What really impresses me though is that she wrote the card. How many of us in her situation would have a) got the niece to write the card, b) got the grand niece to write the card, c) the husband perhaps, d) phoned instead or e) just decided to dispense with the whole postcard business anyway on account of the broken wrist? I am so impressed that she didn’t do that and it makes me feel treasured.

It also challenges me. It is so easy to allow hindrances to stop us from doing things. I think of all the things that I opt out of. Sometimes I am looking for an excuse not to do it – it is cold outside, it’s dark outside, I have a bit of a tickle in my throat and wouldn’t like to pass on my germs to anyone, I’m tired, I’ve had a hard day…and that’s without thinking hard about it.

My sister’s broken wrist doesn’t qualify as an excuse not to send a postcard. It’s not an excuse at all, but a genuine reason. But she didn’t let it stop her. She wrote the postcard in a very untidy scrawl – better that, she thought, than no card at all.

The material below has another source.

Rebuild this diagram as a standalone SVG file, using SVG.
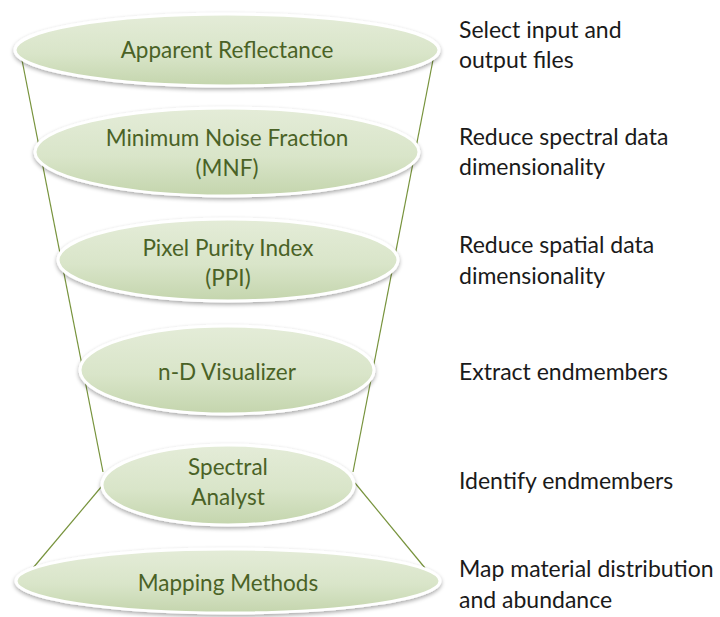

I was thinking that lately I have been making too many excuses why I can’t do some of the things that God is asking me to do. I spoke on Sunday about the “greater things” that Jesus said his followers would do.

I tell you the truth, anyone who has faith in me will do what I have been doing. He will do even greater things than these, because I am going to the Father.

I am finding some of the not-so-great things challenging enough even before I begin to think about the greater things. My faith should not in my ability to do what is asked or not, but in God’s promise that says I “will do greater things”.